With regards to that SWA cable, the same construction is used for 11kV, 33kV and 66kV cables, with only a small increase in the number of overlapped oiled paper insulating sleeve windings used. They do have a very robust overload capability, in that you can have the cable running for decades with the temperature at the melting point of the pitch pour in the seal, provided that your cable ends do not get wet during this time.
I regularly see these in excavations, still powered, and with the pitch covering mostly gone, leaving the steel tapes exposed and corroding away, but the lead keeps it in more or less working condition, till it cracks and lets water in. Then the cable can and will excavate itself, I saw a failed 66kV joint, that blew itself out of the ground, leaving a 6m deep hole where the cable was buried, and turning the cast joint box into an art object. Current practise is not to lead wipe the joints, more due to the lack of any training on the art of lead wiping, and the older experienced people having mostly retired. Instead they use a cast resin joint, generally taking the paper cable to a PVC or HDPE insulated cable for further use, as it is something the electricians are trained to work with, though the core then changes from copper to aluminium in higher current uses, unless the length is short.

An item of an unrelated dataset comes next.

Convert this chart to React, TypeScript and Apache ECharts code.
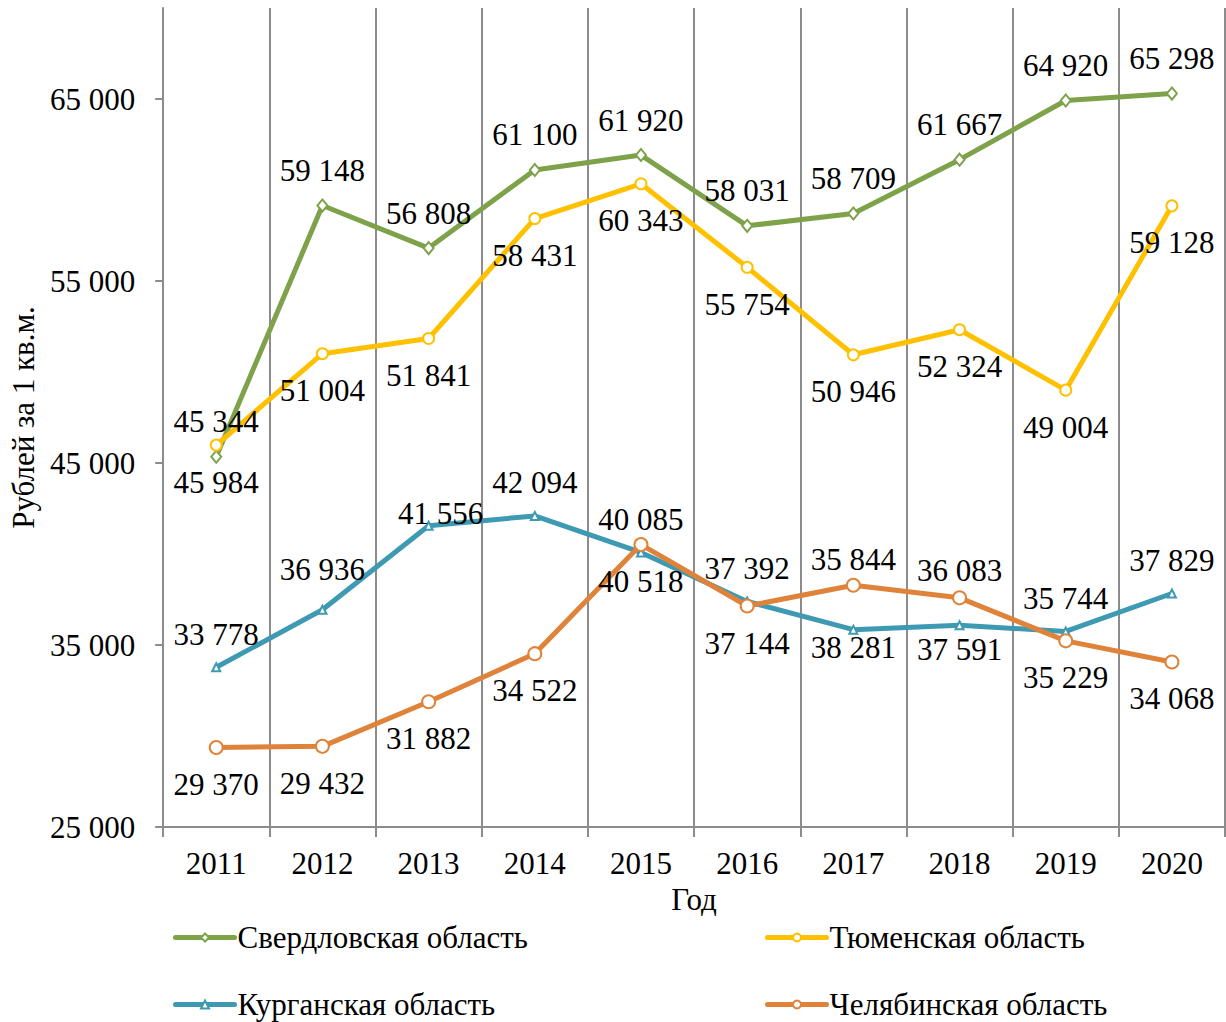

As to RCD units, the type with a ground connection was used for a few years here, as the earth connection allowed the unit to detect the loss of supply neutral, tripping on loss of neutral using a 120VAC MOV device, and also incorporating a 480VAC MOV from line to earth as well, which meant you had to disconnect the outputs before doing insulation tests, and you could not back feed them.. the current approved types are smaller, and are strictly 2 wires in and out, and are strictly 30mA RCD, requiring external overload protection. Required on all socket outlets, so typically, as it is rated for use as a disconnector, it is the single main input breaker, so if it trips you are in darkness.
Thankfully with the current Eishkom issues everybody has at ready reach some torches, a cellphone with torch or some form of lighting, as you will have regular rotational load shedding, and you might not get power back for a few hours to a few days if the bit turn on surge into a very cold load kills something upstream.